THE EDITED PRESS RELEASE:Once Upon A Time In Montreal is the third solo album from The Dears’ frontman Murray A. Lightburn — and the musical equivalent of a biopic about his late father, a jazz musician from Belize who moved to Montreal via New York to reconnect with his teenage sweetheart. They were  married for 56 years, until he died in April 2020 in a Quebec nursing home where he’d been living with Alzheimer’s.

Despite growing up with the man, Lightburn — the youngest brother of three — says his father “was almost a complete stranger to me. I could almost count the conversations we had, and none of them were very meaningful. I had to deduce that our happy moments were listening to Expos games together. I never knew how he felt about my career or the things I’d achieved — all of which I got from him.”

Lightburn’s father was a saxophonist who worshipped John Coltrane. There’s no hard bop on Once Upon A Time In Montreal, but it does feature an array of Montreal jazz players. Like this album’s predecessor, 2019’s Hear Me Out, Lightburn is in full crooner mode, distilling the passion and intensity of The Dears into gentle arrangements that feature an orchestral section, drawing on the late-’60s and early-’70s folk, jazz and pop of Dionne Warwick, Nick Drake, Bill Withers, Serge Gainsbourg, Al Green, etc. While the influences might be obvious, the end result is singular and without peer.

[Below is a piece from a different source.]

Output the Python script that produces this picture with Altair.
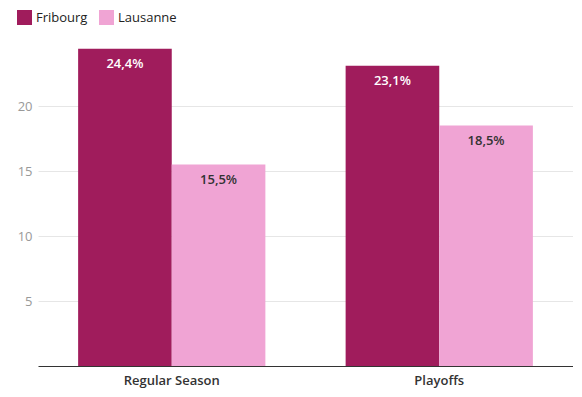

After the patriarch passed, Murray’s 86-year-old mother started revealing tender details of their life together. “She painted a portrait of a man that I had never met in my life,” says the songwriter. “I then pieced the story together.” He didn’t yet know he was writing a narrative album. The first batch of songs were written as part of the grieving process — keeping busy, in the way that is most natural for a songwriter with an internationally acclaimed 25-year career. Some other projects intervened — including the original soundtrack for I Like Movies, which debuted to raves at the 2022 Toronto International Film Festival — before Lightburn doubled down and finished.

Once Upon A Time In Montreal was produced by Lightburn’s old friend Howard Bilerman (Leonard Cohen, Godspeed You! Black Emperor). It features Dears drummer Jeff Luciani and an array of Montreal jazz players, including Frank Lozano, who delivered a soaring sax solo on the title track, which for Murray conjured the ghost of his father, who — after abandoning music when he became a born-again Christian — had picked up his sax again in the 2000s to play on two Dears songs. As soon Lozano finished, “I knew it was a 400-foot home run,” says Lightburn. “I knew it was something that would hold. I knew also at that moment how much my dad would love this record. Even if he never told me, I know that it would be on repeat in his car if he was still with it and driving around. That was my motivation — to make something I know he would love. It’s not indie rock, you know?”